The semantics of focus particles requires that they take their associating focus in their scope — a conclusion reinforced by the findings of my dissertation. And yet, there are apparent exceptions to this generalization. A particularly challenging class of such exceptions is where the focus particle is contained within its logical focus associate, a configuration which Kenyon Branan and I call anti-pied-piping. We have identified instances of anti-pied-piping in over 50 different languages from over 30 different genera, and show that anti-pied-piping affects both focus particle placement and focus movement and cannot be the result of a purely post-syntactic operation. We propose a theory of focus particles as late adjoined during cyclic Spell-Out — and focus movement parasitic on particle placement, as in Cable’s “Q-particle” theory — which unifies anti-pied-piping with better-studied pied-piping behavior.

  • Branan and Erlewine, 2022. “Anti-pied-piping.”  
    Manuscript, Leibniz Center for General Linguistics and the National University of Singapore.

I have studied the structural placement of focus particles, in particular exhaustive focus particles in Mandarin Chinese and Vietnamese. I observe that in languages that allow sentential focus particles at different attachment heights on the clausal spine, there is a generalization that a focus particle must be as low as possible while c-commanding its associate, within a given phase. Jacobs (1983) and Büring & Hartmann (2001) describe the distribution of German focus adverbs in similar terms, but its cross-linguistic generality has not been explored and the nature of this “as low as possible” description has not been adequately studied. The sensitivity of this behavior to phase boundaries forms a new argument for the theory of phase-based, cyclic structure-building.

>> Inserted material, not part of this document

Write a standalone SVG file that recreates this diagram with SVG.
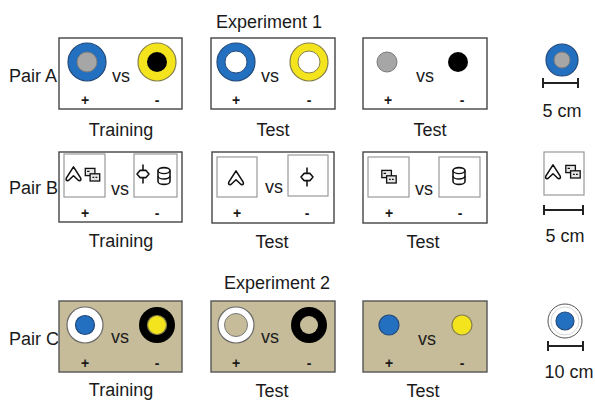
<svg xmlns="http://www.w3.org/2000/svg" xmlns:xlink="http://www.w3.org/1999/xlink" width="595" height="402" viewBox="0 0 595 402">
<style>
text{font-family:"Liberation Sans",Arial,sans-serif;fill:#1a1a1a}
.lbl{font-size:18px}
.cap{font-size:18px;text-anchor:middle}
.vs{font-size:18px}
.sg{font-size:14px;font-weight:bold;text-anchor:middle}
.box{fill:#fff;stroke:#444;stroke-width:1.4}
.tan{fill:#c6bc9a;stroke:#555;stroke-width:1.4}
.sq{fill:#fff;stroke:#999;stroke-width:1.2}
.blue{fill:#2370c0;stroke:#23497a;stroke-width:1.2}
.yel{fill:#f3e41e;stroke:#86804a;stroke-width:1.2}
.gray{fill:#a6a6a6;stroke:#7a7a7a;stroke-width:1}
.blk{fill:#000}
.wht{fill:#fff;stroke:#6a6a6a;stroke-width:1.2}
.bar{stroke:#222;stroke-width:2;fill:none}
.sym{fill:#fff;stroke:#111;stroke-width:1.3;stroke-linejoin:round}
</style>
<defs>
<g id="chev" transform="scale(1.2)"><path class="sym" d="M0,-6 L6,3.5 Q6.8,6 4.2,5.4 L0,1.5 L-4.2,5.4 Q-6.8,6 -6,3.5 Z"/></g>
<g id="rects" transform="scale(1.2)"><rect x="-6" y="-5.5" width="8" height="6" fill="#e6e6e6" stroke="#111" stroke-width="1.1"/><rect x="-2" y="-1" width="8" height="6" fill="#e6e6e6" stroke="#111" stroke-width="1.1"/><path d="M-4.5,-3 h2 M0,2 h1.5 M2.5,2 h1.5" stroke="#111" stroke-width="0.9"/></g>
<g id="lolly" transform="scale(1.2)"><path d="M0,-8 V8" stroke="#111" stroke-width="1.3"/><path class="sym" d="M-5,0 L-2.5,-3 L2.5,-3 L5,0 L2.5,3 L-2.5,3 Z"/></g>
<g id="cyl" transform="scale(1.2)"><path class="sym" d="M-5,-4.5 A5,2.5 0 0 1 5,-4.5 V4.5 A5,2.5 0 0 1 -5,4.5 Z"/><path d="M-5,-4.5 A5,2.5 0 0 0 5,-4.5 M-5,0 A5,2.5 0 0 0 5,0" fill="none" stroke="#111" stroke-width="1.1"/></g>
</defs>

<text class="cap" x="269" y="28">Experiment 1</text>
<text class="cap" x="277" y="289">Experiment 2</text>

<!-- Pair A -->
<g id="pairA">
<text class="lbl" x="9" y="82">Pair A</text>
<g id="A-training">
<rect class="box" x="59" y="38" width="123" height="71"/>
<circle class="blue" cx="87" cy="62" r="19"/><circle class="gray" cx="87" cy="62" r="10"/>
<circle class="yel" cx="157" cy="62" r="19"/><circle class="blk" cx="157" cy="62" r="10"/>
<text class="vs" x="112" y="82">vs</text>
<text class="sg" x="85" y="105">+</text><text class="sg" x="157" y="105">-</text>
<text class="cap" x="121" y="136">Training</text>
</g>
<g id="A-test1">
<rect class="box" x="211" y="38" width="124" height="71"/>
<circle class="blue" cx="236" cy="62" r="19"/><circle cx="236" cy="62" r="11" fill="#fff" stroke="#23497a" stroke-width="1"/>
<circle class="yel" cx="309" cy="62" r="19"/><circle cx="309" cy="62" r="11" fill="#fff" stroke="#86804a" stroke-width="1"/>
<text class="vs" x="261" y="82">vs</text>
<text class="sg" x="236" y="105">+</text><text class="sg" x="309" y="105">-</text>
<text class="cap" x="273" y="136">Test</text>
</g>
<g id="A-test2">
<rect class="box" x="363" y="38" width="124" height="71"/>
<circle class="gray" cx="387" cy="62" r="10"/>
<circle class="blk" cx="458" cy="62" r="10"/>
<text class="vs" x="416" y="82">vs</text>
<text class="sg" x="388" y="105">+</text><text class="sg" x="462" y="105">-</text>
<text class="cap" x="430" y="136">Test</text>
</g>
<g id="A-scale">
<circle class="blue" cx="562" cy="60" r="16"/><circle class="gray" cx="562" cy="60" r="8"/>
<path class="bar" d="M543,83 H578 M543,78 V88 M578,78 V88"/>
<text class="cap" x="562" y="117">5 cm</text>
</g>
</g>

<!-- Pair B -->
<g id="pairB">
<text class="lbl" x="9" y="194">Pair B</text>
<g id="B-training">
<rect class="box" x="59" y="152" width="123" height="70"/>
<rect class="sq" x="64" y="154" width="41" height="43"/>
<rect class="sq" x="134" y="154" width="43" height="43"/>
<use xlink:href="#chev" x="73.5" y="174"/>
<use xlink:href="#rects" x="92.5" y="175"/>
<use xlink:href="#lolly" x="143" y="174"/>
<use xlink:href="#cyl" x="164" y="176"/>
<text class="vs" x="111" y="195">vs</text>
<text class="sg" x="85" y="218">+</text><text class="sg" x="157" y="218">-</text>
<text class="cap" x="121" y="247">Training</text>
</g>
<g id="B-test1">
<rect class="box" x="212" y="152" width="122" height="71"/>
<rect class="sq" x="217" y="157" width="40" height="40"/>
<rect class="sq" x="288" y="155" width="40" height="41"/>
<use xlink:href="#chev" x="236" y="178"/>
<use xlink:href="#lolly" x="307" y="177"/>
<text class="vs" x="265" y="193">vs</text>
<text class="sg" x="237" y="218">+</text><text class="sg" x="307" y="218">-</text>
<text class="cap" x="272" y="248">Test</text>
</g>
<g id="B-test2">
<rect class="box" x="363" y="152" width="124" height="71"/>
<rect class="sq" x="368" y="157" width="41" height="40"/>
<rect class="sq" x="439" y="157" width="41" height="40"/>
<use xlink:href="#rects" x="389" y="177"/>
<use xlink:href="#cyl" x="459" y="176"/>
<text class="vs" x="415" y="195">vs</text>
<text class="sg" x="389" y="218">+</text><text class="sg" x="460" y="218">-</text>
<text class="cap" x="423" y="248">Test</text>
</g>
<g id="B-scale">
<rect class="sq" x="544" y="152" width="40" height="43"/>
<use xlink:href="#chev" x="553" y="172"/>
<use xlink:href="#rects" x="573" y="172"/>
<path class="bar" d="M544,210 H583 M544,205 V215 M583,205 V215"/>
<text class="cap" x="565" y="242">5 cm</text>
</g>
</g>

<!-- Pair C -->
<g id="pairC">
<text class="lbl" x="9" y="345">Pair C</text>
<g id="C-training">
<rect class="tan" x="59" y="301" width="123" height="71"/>
<circle class="wht" cx="85" cy="325" r="18"/><circle class="blue" cx="85" cy="325" r="9.5"/>
<circle class="blk" cx="157" cy="325" r="18"/><circle class="yel" cx="157" cy="325" r="9.5" stroke="none"/>
<text class="vs" x="111" y="343">vs</text>
<text class="sg" x="85" y="368">+</text><text class="sg" x="157" y="368">-</text>
<text class="cap" x="121" y="396">Training</text>
</g>
<g id="C-test1">
<rect class="tan" x="211" y="301" width="124" height="71"/>
<circle class="wht" cx="236" cy="325" r="18"/><circle cx="236" cy="325" r="11.5" fill="#c6bc9a" stroke="#7a7a7a" stroke-width="1"/>
<circle class="blk" cx="309" cy="325" r="18"/><circle cx="309" cy="325" r="9" fill="#c6bc9a"/>
<text class="vs" x="261" y="343">vs</text>
<text class="sg" x="236" y="368">+</text><text class="sg" x="309" y="368">-</text>
<text class="cap" x="272" y="397">Test</text>
</g>
<g id="C-test2">
<rect class="tan" x="363" y="301" width="124" height="71"/>
<circle class="blue" cx="389" cy="325" r="10"/>
<circle class="yel" cx="462" cy="325" r="10"/>
<text class="vs" x="418" y="345">vs</text>
<text class="sg" x="389" y="368">+</text><text class="sg" x="462" y="368">-</text>
<text class="cap" x="423" y="397">Test</text>
</g>
<g id="C-scale">
<circle cx="565" cy="321" r="17" fill="#fff" stroke="#555" stroke-width="1"/>
<circle cx="565" cy="321" r="14" fill="none" stroke="#ccc" stroke-width="0.8"/>
<circle class="blue" cx="565" cy="321" r="9"/>
<path class="bar" d="M548,346 H583 M548,341 V351 M583,341 V351"/>
<text class="cap" x="569" y="378">10 cm</text>
</g>
</g>
</svg>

My student Keng Ji Chow and I have also investigated restrictions on the placement of exh, a covert exhaustive focus operator hypothesized to underly the introduction of scalar implicatures (SI) (Fox 2007, Chierchia et al. 2012, a.o.). Based on the interaction of SI with the presuppositions of also and again, we argue that, for some SI triggers, exh must be as low as possible while taking its trigger in its scope. Our work thus shows that covert exh exhibits syntactic parallels with overt sentential focus particles in German, Mandarin, and Vietnamese, as described above.